As I briefly mentioned in the previous post, Grid Trading can be done a number of ways and can either lead to great success, or complete failure. So with any implementation there is a major point that needs to be considered – when do we pull the plug on the grid, if at all?
Let the first implementation be called the Restricted Grid. In this implementation, the entire grid has a pre-defined stop loss to minimize losses. If the stop loss is reached, meaning the price has trended too far instead of reverting, all open positions are closed at a loss. If the price did revert and the overall PnL is positive, then we can also close all positions and restart the grid.
Here is an example of a Restricted 100pip Grid on EURGBP for 2010-2011. As you can see, there is a positive trending equity curve – great.
What about the other method – the Unrestricted Grid? In the Unrestricted Grid, the grid is never turned off. This means that orders are re-placed for trades that are closed in profit, and for trades in loss – well they are never closed such that there is no loss ever realized. So how does it look? Below is an example of an Unrestricted 100pip Grid on EURGBP for 2010-2011. It actually has a much healthier equity curve providing consistent returns with no losses.
The two implementations in this case however ended up with roughly the same final equity. Well, that is great but obviously a system with no stop losses like the Unrestricted Grid cannot work forever. So, let’s look at that.
Above shows the testing results for the Unrestricted Grid over the 2008/2009 GFC period. Don’t let that lovely balance curve fool you, the equity curve is lower… a lot lower. Final Balance is $29,756 but Final Equity is $26,478. That’s a $3278 loss we are carrying around but we have secured $1478 profit.
Well that large loss we are carrying around is no good of course – what happened to “Cut your losses early”… Let’s check out the Restricted Grid implementation over the same period.
Well, that’s no good either. The Restricted Grid, with a final equity of $22,831 lost $ 2169! That isn’t really a surprise though is it? After all, we are closing the trades in loss and accepting that loss. The Unrestricted Grid however never closes a loss trade – ever. That’s why we are carrying around this loss. Even still, we ended up on top.

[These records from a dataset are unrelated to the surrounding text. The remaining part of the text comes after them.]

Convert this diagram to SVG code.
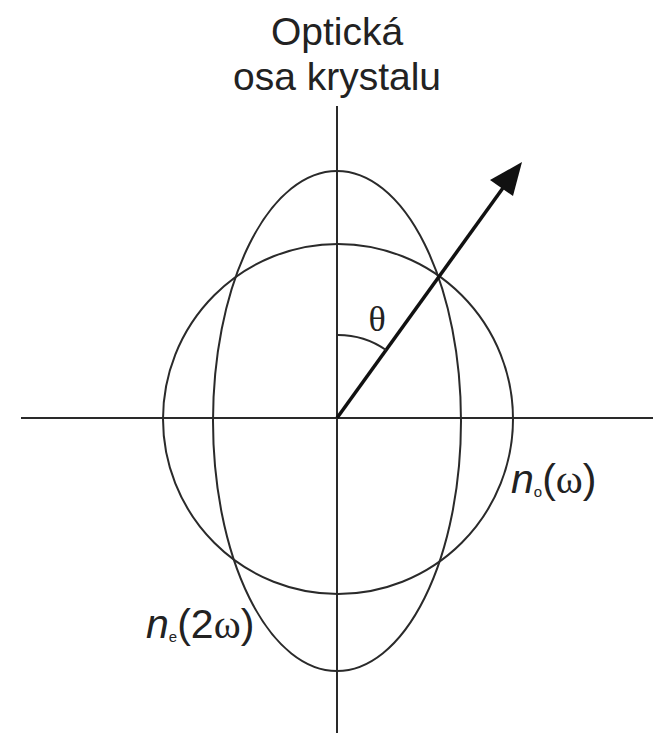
<svg xmlns="http://www.w3.org/2000/svg" width="653" height="733" viewBox="0 0 653 733">
<style>
.ln{fill:none;stroke:#2a2a2a;stroke-width:2}
.sans{font-family:"Liberation Sans",Arial,sans-serif;fill:#222}
.ser{font-family:"Liberation Serif","Times New Roman",serif;fill:#222}
</style>
<rect width="653" height="733" fill="#fff"/>
<g id="title">
<text class="sans" x="337" y="45" font-size="39" text-anchor="middle">Optická</text>
<text class="sans" x="337" y="90" font-size="39" text-anchor="middle">osa krystalu</text>
</g>
<g id="axes">
<line class="ln" x1="337" y1="106" x2="337" y2="733"/>
<line class="ln" x1="21" y1="418" x2="653" y2="418"/>
</g>
<g id="circle-no">
<circle class="ln" cx="338" cy="419" r="175"/>
</g>
<g id="ellipse-ne">
<ellipse class="ln" cx="337" cy="421" rx="124" ry="250"/>
</g>
<g id="connectors">
<line x1="337" y1="418" x2="508" y2="181" stroke="#111" stroke-width="3.5"/>
<path d="M522,162 L513,196 L490,180 z" fill="#111"/>
<path class="ln" d="M337,335 A84,84 0 0 1 386,350"/>
</g>
<g id="theta">
<text class="ser" x="377" y="331" font-size="36" text-anchor="middle">θ</text>
</g>
<g id="label-no">
<text class="sans" x="511" y="493" font-size="41"><tspan font-style="italic">n</tspan><tspan font-size="15" dy="4">o</tspan><tspan dy="-4">(</tspan><tspan font-family="Liberation Serif,serif">ω</tspan>)</text>
</g>
<g id="label-ne">
<text class="sans" x="146" y="638" font-size="41"><tspan font-style="italic">n</tspan><tspan font-size="15" dy="4">e</tspan><tspan dy="-4">(2</tspan><tspan font-family="Liberation Serif,serif">ω</tspan>)</text>
</g>
</svg>
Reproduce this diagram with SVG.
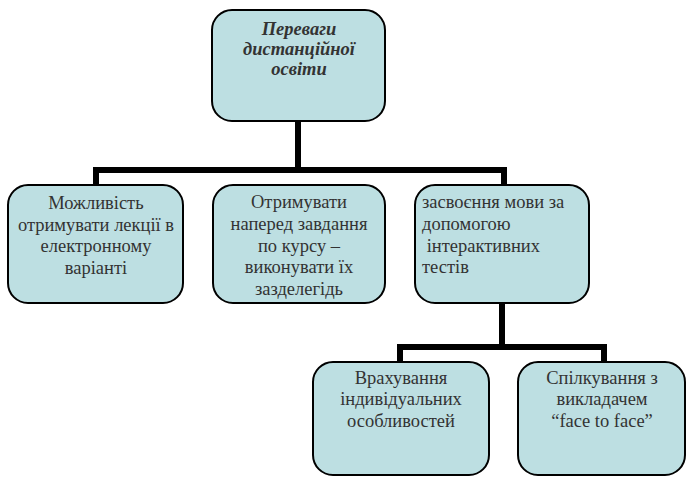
<svg xmlns="http://www.w3.org/2000/svg" width="687" height="478" viewBox="0 0 687 478">
<style>
.box{fill:#bddfe2;stroke:#000;stroke-width:2}
.t{font-family:'Liberation Serif','Tinos','Times New Roman','DejaVu Serif',serif;font-size:18.5px;fill:#333}
.c{text-anchor:middle}
.h{font-weight:bold;font-style:italic;font-size:18.5px}
.conn{fill:none;stroke:#000;stroke-width:6}
</style>
<rect width="687" height="478" fill="#fff"/>
<g id="connectors">
<path class="conn" d="M298 121V170M96 185V170H504V185"/>
<path class="conn" d="M502 303V347M400 362V347H604V362"/>
</g>
<g id="root">
<rect class="box" x="212" y="10" width="173" height="111" rx="20"/>
<text class="t c h" x="299" y="35">Переваги</text>
<text class="t c h" x="299" y="55">дистанційної</text>
<text class="t c h" x="299" y="75">освіти</text>
</g>
<g id="n1">
<rect class="box" x="8" y="185" width="175" height="118" rx="20"/>
<text class="t c" x="96" y="209">Можливість</text>
<text class="t c" x="96" y="231">отримувати лекції в</text>
<text class="t c" x="96" y="252">електронному</text>
<text class="t c" x="96" y="274">варіанті</text>
</g>
<g id="n2">
<rect class="box" x="213" y="185" width="172" height="118" rx="20"/>
<text class="t c" x="299" y="208">Отримувати</text>
<text class="t c" x="299" y="230">наперед завдання</text>
<text class="t c" x="299" y="252">по курсу –</text>
<text class="t c" x="299" y="273">виконувати їх</text>
<text class="t c" x="299" y="295">зазделегідь</text>
</g>
<g id="n3">
<rect class="box" x="415" y="185" width="174" height="118" rx="20"/>
<text class="t" x="422" y="208">засвоєння мови за</text>
<text class="t" x="422" y="230">допомогою</text>
<text class="t" x="422" y="252" xml:space="preserve"> інтерактивних</text>
<text class="t" x="422" y="273">тестів</text>
</g>
<g id="n4">
<rect class="box" x="313" y="362" width="176" height="113" rx="20"/>
<text class="t c" x="401" y="384">Врахування</text>
<text class="t c" x="401" y="405">індивідуальних</text>
<text class="t c" x="401" y="427">особливостей</text>
</g>
<g id="n5">
<rect class="box" x="518" y="362" width="167" height="113" rx="20"/>
<text class="t c" x="602" y="384">Спілкування з</text>
<text class="t c" x="602" y="405">викладачем</text>
<text class="t c" x="602" y="427">“face to face”</text>
</g>
</svg>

So what’s the catch then? Well, in case you missed it, there was a huge dip (20.7%) in equity in the Unrestricted Grid during the GFC as the market trended strongly. As mentioned in the previous post, Grid Trading’s weakness is trending markets.
So, in this simulation, with a $25,000 account, betting only 1 micro-lot (that’s right, just $1000), we took a 20% drop in equity. Had we been using 5 micro-lots, we would have been margin called.
Now we are in a tough spot. By only betting with 1 micro-lot, we probably aren’t going to make enough money to live off. However, by betting with more we would need a much larger account balance, at which case we probably wouldn’t be doing this. We have to find some way to hedge ourselves…. And so the research continues.